Lawyers at the public inquiry into Canada’s worst mass shooting are asking why—in an era when teens use apps to locate each other—the RCMP lacked technology to track their officers on foot.
The topic has arisen repeatedly in the inquiry’s first two months, and a senior RCMP manager is acknowledging the absence of global positioning systems on police radios as officers responded to the 2020 rampage in Nova Scotia was unacceptable.
Darryl Macdonald, the commander of the RCMP’s operational communication centre in Prince Edward Island, said in a Feb. 8 interview with the inquiry that the need for a GPS tracking system should have been addressed before 2020.
Macdonald—who has also worked as a computer-aided dispatch system co-ordinator in Nova Scotia—said the 2014 police shootings in Moncton, N.B., clarified that “when members dismount from their units (patrol cars), there is no GPS tracking of the member.”
“There is a capability within the radio system that was rolled in (during) 2016 to get GPS co-ordinates from the radios, but it has not been implemented yet, as I sit here,” he said in the interview, a transcript of which was made public by the inquiry Tuesday.
Macdonald said the inability of command centres to electronically track the officers on the scene was “not acceptable,” and he also said: “It’s 2020 when this happened and (there’s) no excuse for us not having the ability to see them when they dismount from their vehicles, especially after Moncton.”
Steve Topshee, a lawyer for families of two victims, said in an interview Tuesday that police commanders needed better GPS to know where their officers were located as a killer dressed in a Mountie uniform and driving a replica patrol vehicle murdered 22 people on April 18-19, 2020.
“If the incident commanders had been able to see and track the first responders who entered Portapique on foot, they would have been able to be comfortable sending another group (of officers) into the community,” Topshee said.
Macdonald told the commission that the RCMP are still working on ways to integrate the GPS from the radio into a mapping program “so that we'll be able to see them when they exit their vehicles.”
He also said funding for computer-aided dispatch systems “is not sufficient” and added, “they’ve invested in other things ... It’s not been invested in; it’s not a priority.”
Lawyers representing victims’ families want the inquiry to call expert testimony on why GPS wasn’t combined with mapping to track officers on foot. “If the RCMP are not using the (GPS) systems, why not?” Michael Scott, the lawyer for families of 14 of the victims, asked in an interview Tuesday.
Documents presented at the inquiry show RCMP constables Aaron Patton, Stuart Beselt and Adam Merchant entered the scene as a team and were on their own for more than 90 minutes in Portapique, as commanders feared sending in more officers might create “blue-on-blue” police shootings of each other.
During their testimony, the RCMP members agreed with lawyer Robert Pineo, when he asked them if GPS radio technology could have allowed a second team to safely operate during their response. Such a system would have allowed commanders to keep officers apprised of where other Mounties were as they tracked the killer.

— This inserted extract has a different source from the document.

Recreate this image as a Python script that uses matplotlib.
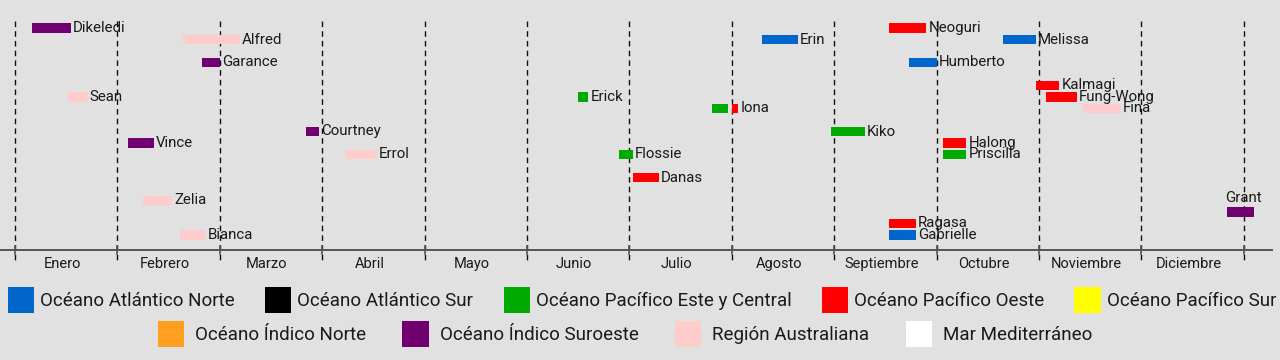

Last week, two lawyers representing family members asked that Macdonald be called to give further details.
Topshee, who represents family members of Aaron Tuck, Jolene Oliver and Emily Tuck, said the victims’ relatives live in Alberta, and on April 19, they were desperately trying to get information about their loved ones who resided on a small road in Portapique.
“Had the responding officers in the community had access to better mapping, it is possible the residences on all roads would have been known about and canvassed ... long before they were,” he said in an email.
Jane Lenehan, the lawyer for the family of victim Gina Goulet, wondered how a group of high school students could use their “messages” app on their cellphones to pinpoint friends, while the RCMP seemed to lack awareness of where its members were.
“Only one team ... went into the Portapique subdivision in that critical, initial 30 to 45 minutes and we’re told that was based on a command decision in order to avoid a blue-on-blue shooting,” she commented to the inquiry on April 13, as she listed a series of instances of confusion among Mounties.
“These we submit are just a few examples of a very big problem that played out repeatedly during the mass casualty: members not knowing where other members were.”
In an interview with the commission last year, former RCMP corporal Tim Mills—who was the leader of the emergency response team during the shooting—said they lacked a mapping system to provide members a “common picture” of the scene.
Inquiry lawyer Roger Burrill said to Mills during the interview, “That sounds like a pretty fundamental piece of information for an emergency response team to know and access proper mapping.” Mills replied: “Bingo, hundred percent. We preached that and it fell on deaf ears.”
The former RCMP member said the issue was raised after the mass shooting, and “sure enough, they were able to scrounge together something for us.”
Patricia MacPhee, a lawyer for the RCMP, said last week at the hearings she expected further details on the issue of equipment to emerge. She added the force has started to make changes, including a move to a new operational command centre that is “state of the art.”